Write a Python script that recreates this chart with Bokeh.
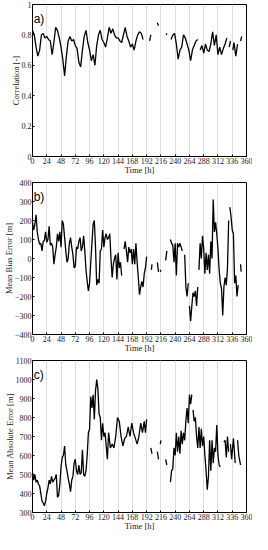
import math
from bokeh.plotting import figure
from bokeh.layouts import column
from bokeh.models import FixedTicker, Range1d, Label, LinearAxis
from bokeh.embed import file_html
from bokeh.resources import INLINE

NaN = float("nan")

# ---------------- data ----------------
x_ticks = [0, 24, 48, 72, 96, 120, 144, 168, 192, 216, 240, 264, 288, 312, 336, 360]
x_title = "Time [h]"

hours_a = [0, 3, 6, 9, 12, 15, 18, 21, 24, 27, 30, 33, 36, 39, 42, 45, 48, 51, 54, 57,
           60, 63, 66, 69, 72, 75, 78, 81, 84, 87, 90, 93, 96, 99, 102, 105, 108, 111,
           114, 117, 120, 123, 126, 129, 132, 135, 138, 141, 144, 147, 150, 153, 156,
           159, 162, 165, 168, 171, 174, 177, 180, 183, 186, 189,
           197, 199, 202, 210, 212, 214, 225, 226, 228,
           233, 236, 239, 242, 245, 248, 251, 254, 257, 260, 263, 266, 269, 272, 275,
           278, 280, 282, 285, 288, 291, 294, 297, 300, 303, 306, 309, 312, 315, 318,
           321, 324, 327, 329, 331, 333, 335, 337, 339, 342, 345, 347, 350, 352]
corr = [0.83, 0.80, 0.72, 0.66, 0.70, 0.80, 0.81, 0.78, 0.79, 0.77, 0.76, 0.67, 0.75,
        0.85, 0.83, 0.78, 0.72, 0.64, 0.53, 0.66, 0.76, 0.79, 0.76, 0.77, 0.73, 0.71,
        0.62, 0.59, 0.70, 0.79, 0.83, 0.75, 0.70, 0.63, 0.67, 0.60, 0.73, 0.80, 0.83,
        0.77, 0.75, 0.72, 0.78, 0.85, 0.81, 0.84, 0.80, 0.78, 0.78, 0.76, 0.75, 0.80,
        0.85, 0.79, 0.76, 0.72, 0.74, 0.70, 0.76, 0.80, 0.82, 0.81, 0.77, NaN,
        0.76, 0.80, NaN, 0.88, 0.86, NaN, 0.80, 0.81, NaN,
        0.77, 0.80, 0.81, 0.74, 0.64, 0.70, 0.72, 0.80, 0.78, 0.74, 0.70, 0.63, 0.70,
        0.73, 0.76, 0.77, NaN, 0.70, 0.73, 0.68, 0.74, 0.70, 0.69, 0.74, 0.82, 0.73,
        0.80, 0.67, 0.72, 0.67, 0.71, 0.74, 0.78, NaN, 0.72, 0.76, NaN, 0.70, 0.75,
        0.66, 0.74, NaN, 0.76, 0.79]

hours_b = [0, 2, 4, 6, 8, 10, 12, 14, 16, 18, 20, 22, 24, 26, 28, 30, 32, 34, 36, 38,
           40, 42, 44, 46, 48, 50, 52, 54, 56, 58, 60, 62, 64, 66, 68, 70, 72, 74, 76,
           78, 80, 82, 84, 86, 88, 90, 92, 94, 96, 98, 100, 102, 104, 106, 108, 110,
           112, 114, 116, 118, 120, 122, 124, 126, 128, 130, 132, 134, 136, 138, 140,
           142, 144, 146, 148, 150, 151, 154, 156, 158, 160, 162, 164, 166, 168, 170,
           172, 174, 176, 178, 180, 182, 184, 186, 188, 190, 192, 193,
           200, 201, 203, 210, 212, 213, 215, 216, 218, 224, 226, 228,
           232, 234, 236, 238, 240, 242, 244, 246, 248, 250, 252, 253, 256, 258, 260,
           262, 263, 264, 266, 268, 270, 272, 274, 276, 278, 279, 280, 282, 284, 286,
           288, 290, 292, 294, 296, 298, 300, 302, 304, 306, 308, 310, 312, 314, 316,
           318, 320, 322, 324, 326, 328, 330, 331, 332, 334, 336, 338, 340, 342, 344,
           346, 347, 350, 351]
mbe = [190, 150, 180, 230, 140, 100, 75, 80, 40, 90, 95, 140, 85, 100, 170, 70, 80, 60,
       -30, 20, 60, 130, 90, 140, 60, 200, 180, 110, 40, -20, 0, 80, 110, 60, 20, -50,
       -40, 60, 50, 90, 110, 40, 60, 120, 40, -60, -120, -170, -130, -20, 80, 180, 200,
       60, -140, -110, -130, 40, 50, 150, 60, 110, 130, 100, 110, 130, 0, -100, -30, 0,
       20, -110, 30, -50, -20, -90, NaN, 50, 90, 40, -20, 60, 30, 50, -30, 50, -30, 80,
       -20, -100, -190, -150, -120, -150, -80, -50, 10, NaN,
       -60, -30, NaN, -20, -70, NaN, -60, -70, NaN, -10, 40, NaN,
       100, 80, 70, -20, 80, -90, 80, 60, 80, 60, 40, NaN, 20, -150, -200, -130, NaN,
       -250, -330, -250, -180, -200, -170, -250, -150, NaN, -60, 80, 0, 120, 50, -80,
       30, -60, 20, -80, 90, 0, 310, 140, 190, 130, 50, -60, -130, -160, -300, -150,
       -100, -140, -50, 200, NaN, 270, 220, 150, 130, -130, -90, -200, -140, NaN, -30,
       -70]

hours_c = [0, 2, 4, 6, 8, 10, 12, 14, 16, 18, 20, 22, 24, 26, 28, 30, 32, 34, 36, 38,
           40, 42, 44, 46, 48, 50, 52, 54, 56, 58, 60, 62, 64, 66, 68, 70, 72, 74, 76,
           78, 80, 82, 84, 86, 88, 90, 92, 94, 96, 98, 100, 102, 104, 106, 108, 110,
           112, 114, 116, 118, 120, 122, 124, 126, 128, 131, 134, 137, 140, 143, 146,
           149, 152, 155, 158, 161, 164, 167, 170, 173, 176, 179, 182, 185, 188, 190,
           192, 193, 199, 201, 203, 210, 212, 213, 215, 216, 218, 224, 226, 228,
           232, 234, 236, 238, 240, 242, 244, 246, 248, 250, 252, 254, 256, 258, 260,
           262, 264, 266, 268, 269, 270, 272, 274, 276, 278, 280, 282, 284, 286, 288,
           290, 292, 294, 296, 298, 300, 302, 304, 306, 308, 310, 312, 314, 316, 318,
           322, 324, 326, 328, 330, 331, 333, 335, 338, 341, 342, 345, 347, 350]
mae = [510, 470, 500, 460, 470, 450, 440, 400, 360, 350, 335, 360, 400, 430, 470, 450,
       490, 460, 470, 480, 500, 380, 390, 450, 540, 590, 600, 650, 550, 520, 480, 450,
       410, 470, 490, 560, 580, 520, 500, 550, 500, 510, 630, 500, 490, 520, 600, 720,
       740, 910, 850, 920, 790, 940, 1000, 950, 820, 800, 680, 770, 700, 720, 650, 580,
       720, 640, 660, 640, 700, 800, 780, 700, 650, 690, 700, 750, 700, 770, 720, 690,
       660, 700, 770, 720, 780, 720, 790, NaN, 640, 610, NaN, 620, 580, NaN, 660, 680,
       NaN, 580, 550, NaN,
       460, 520, 530, 640, 600, 720, 620, 700, 610, 730, 660, 720, 680, 780, 850, 770,
       920, 870, 920, NaN, 840, 780, 800, 700, 640, 750, 640, 740, 650, 700, 600, 520,
       420, 490, 680, 520, 680, 560, 640, 620, 760, 600, 550, 540, NaN, 670, 680, 590,
       700, 620, NaN, 660, 580, 690, 560, NaN, 680, 600, 550]

yticks_a = [0, 0.2, 0.4, 0.6, 0.8, 1]
ylabels_a = ["0", "0.2", "0.4", "0.6", "0.8", "1"]
yticks_b = [-400, -300, -200, -100, 0, 100, 200, 300, 400]
yticks_c = [300, 400, 500, 600, 700, 800, 900, 1000, 1100]

SERIF = "Liberation Serif"
FRAME_H = 154


def style_axis(ax):
    ax.major_label_text_font = SERIF
    ax.major_label_text_font_size = "8px"
    ax.major_label_text_color = "#222222"
    ax.axis_label_text_font = SERIF
    ax.axis_label_text_font_size = "8.5px"
    ax.axis_label_text_font_style = "normal"
    ax.axis_label_text_color = "#222222"
    ax.major_tick_out = 0
    ax.major_tick_in = 2
    ax.minor_tick_out = 0
    ax.minor_tick_in = 0
    ax.axis_line_color = "black"


def panel(h, top, hours, vals, yr, yt, ylab_over, ylabel, tag):
    span = yr[1] - yr[0]
    p = figure(width=252, height=h, output_backend="svg", toolbar_location=None,
               x_range=Range1d(0, 360), y_range=Range1d(*yr),
               min_border_left=24, min_border_right=6, min_border_top=top,
               min_border_bottom=0)
    p.line(hours, vals, line_color="black", line_width=1.3)
    p.xaxis.ticker = FixedTicker(ticks=x_ticks)
    p.yaxis.ticker = FixedTicker(ticks=yt)
    if ylab_over:
        p.yaxis.major_label_overrides = ylab_over
    style_axis(p.xaxis[0])
    style_axis(p.yaxis[0])
    p.xaxis.major_label_standoff = 1
    p.yaxis.major_label_standoff = 1
    p.yaxis.axis_label_standoff = -2
    p.yaxis.axis_label = ylabel
    # second axis below carrying the "Time [h]" title as its only label
    tax = LinearAxis(ticker=FixedTicker(ticks=[180]),
                     major_label_overrides={180: x_title})
    style_axis(tax)
    tax.major_label_text_font_size = "8.5px"
    tax.major_tick_in = 0
    tax.axis_line_color = None
    tax.major_label_standoff = -2
    p.add_layout(tax, "below")
    p.xgrid.grid_line_color = "#dedede"
    p.xgrid.grid_line_width = 1
    p.ygrid.grid_line_color = None
    p.outline_line_color = "black"
    p.outline_line_width = 1
    p.background_fill_color = "white"
    p.border_fill_color = "white"
    p.add_layout(Label(x=2, y=yr[1] - span * 8 / FRAME_H, text=tag,
                       text_font="Liberation Sans", text_font_size="12px",
                       text_baseline="top", text_color="black"))
    return p


pa = panel(177, 4, hours_a, corr, (0, 1), yticks_a,
           {t: l for t, l in zip(yticks_a, ylabels_a)}, "Correlation [-]", "a)")
pb = panel(178, 5, hours_b, mbe, (-400, 400), yticks_b, None,
           "Mean Bias Error [m]", "b)")
pc = panel(178, 5, hours_c, mae, (300, 1100), yticks_c, None,
           "Mean Absolute Error [m]", "c)")

layout = column(pa, pb, pc, spacing=0)
open("out.html", "w").write(file_html(layout, INLINE))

⁂

WHAT IS ASKED:
Exactly as written, please give again the lines from the beginning of the listing through the line containing "0.66, 0.74, NaN, 0.76, 0.79]", inclusive, without any pictures.

THE RESPONSE:
Write a Python script that recreates this chart with Bokeh.
import math
from bokeh.plotting import figure
from bokeh.layouts import column
from bokeh.models import FixedTicker, Range1d, Label, LinearAxis
from bokeh.embed import file_html
from bokeh.resources import INLINE

NaN = float("nan")

# ---------------- data ----------------
x_ticks = [0, 24, 48, 72, 96, 120, 144, 168, 192, 216, 240, 264, 288, 312, 336, 360]
x_title = "Time [h]"

hours_a = [0, 3, 6, 9, 12, 15, 18, 21, 24, 27, 30, 33, 36, 39, 42, 45, 48, 51, 54, 57,
           60, 63, 66, 69, 72, 75, 78, 81, 84, 87, 90, 93, 96, 99, 102, 105, 108, 111,
           114, 117, 120, 123, 126, 129, 132, 135, 138, 141, 144, 147, 150, 153, 156,
           159, 162, 165, 168, 171, 174, 177, 180, 183, 186, 189,
           197, 199, 202, 210, 212, 214, 225, 226, 228,
           233, 236, 239, 242, 245, 248, 251, 254, 257, 260, 263, 266, 269, 272, 275,
           278, 280, 282, 285, 288, 291, 294, 297, 300, 303, 306, 309, 312, 315, 318,
           321, 324, 327, 329, 331, 333, 335, 337, 339, 342, 345, 347, 350, 352]
corr = [0.83, 0.80, 0.72, 0.66, 0.70, 0.80, 0.81, 0.78, 0.79, 0.77, 0.76, 0.67, 0.75,
        0.85, 0.83, 0.78, 0.72, 0.64, 0.53, 0.66, 0.76, 0.79, 0.76, 0.77, 0.73, 0.71,
        0.62, 0.59, 0.70, 0.79, 0.83, 0.75, 0.70, 0.63, 0.67, 0.60, 0.73, 0.80, 0.83,
        0.77, 0.75, 0.72, 0.78, 0.85, 0.81, 0.84, 0.80, 0.78, 0.78, 0.76, 0.75, 0.80,
        0.85, 0.79, 0.76, 0.72, 0.74, 0.70, 0.76, 0.80, 0.82, 0.81, 0.77, NaN,
        0.76, 0.80, NaN, 0.88, 0.86, NaN, 0.80, 0.81, NaN,
        0.77, 0.80, 0.81, 0.74, 0.64, 0.70, 0.72, 0.80, 0.78, 0.74, 0.70, 0.63, 0.70,
        0.73, 0.76, 0.77, NaN, 0.70, 0.73, 0.68, 0.74, 0.70, 0.69, 0.74, 0.82, 0.73,
        0.80, 0.67, 0.72, 0.67, 0.71, 0.74, 0.78, NaN, 0.72, 0.76, NaN, 0.70, 0.75,
        0.66, 0.74, NaN, 0.76, 0.79]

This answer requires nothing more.